Make sure to include the actual lease language in your submission and make sure that you're lease is written as specifically as possible. Please note that the language must be binding and cannot be something that would read more like a Tenant Guideline. It must be an actual requirement.
Couldn't you also take the approach of just submitting your documentation with the temporary lighting fixture design? Multi-occupant spaces just need the ability to control their lighting; they don't need individual controls. Presumably your restaurant dining area will have lighting control of some form and then you could submit with that design.
Good luck!
Lauren
Joel Cesare
12 thumbs up
May 1, 2012 - 2:28 pm
Lauren,
We are certifying our project as NC 2009 but it is mixed-use with the top 3 floors residential and the bottom floor leased to commercial tenants. We have been proceeding under multiple credits with the idea that the commercial area can be certified with LEED CS compliance methods. Since a few design features involved in these credits are going to be part of the tenant TI, we are using a lease addendum requiring tenant compliance for LEED.
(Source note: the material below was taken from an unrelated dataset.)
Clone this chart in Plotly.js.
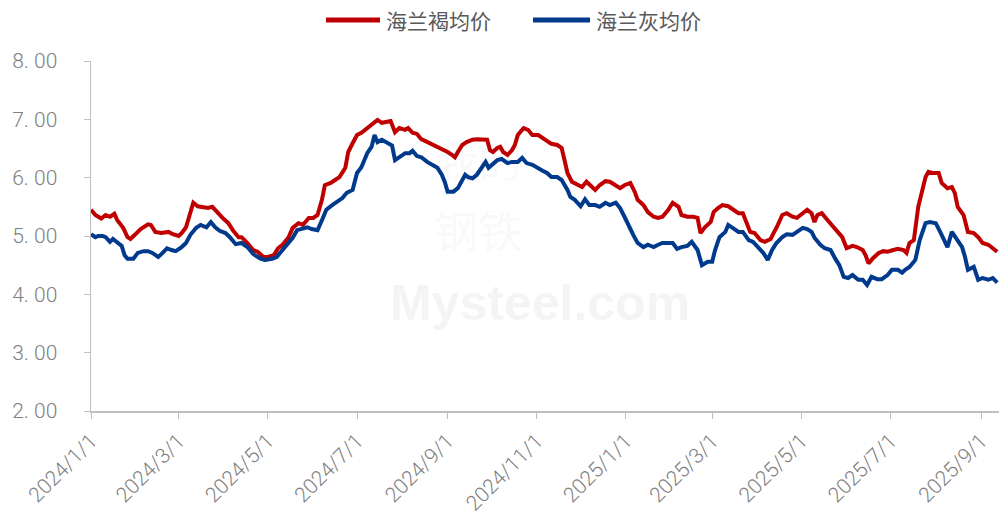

Based on your reply to the question above, it seems your position is this is not acceptable.
Can someone please verify we are ok in this approach? If so, can we include lease language for IEQ 6.1 compliance in the commercial areas?
Lauren Sparandara
Sustainability ManagerGoogle
LEEDuser Expert
997 thumbs up
May 1, 2012 - 2:52 pm
Joel,
As I do not work directly for the USGBC I cannot guarantee compliance paths that are atypical. I wasn't trying to suggest that your approach is defnitely not going to work, only to suggest that I'm not certain it will.
If others have thoughts on having taken the approach Joel outlines and have had success it would be excellent to share those details.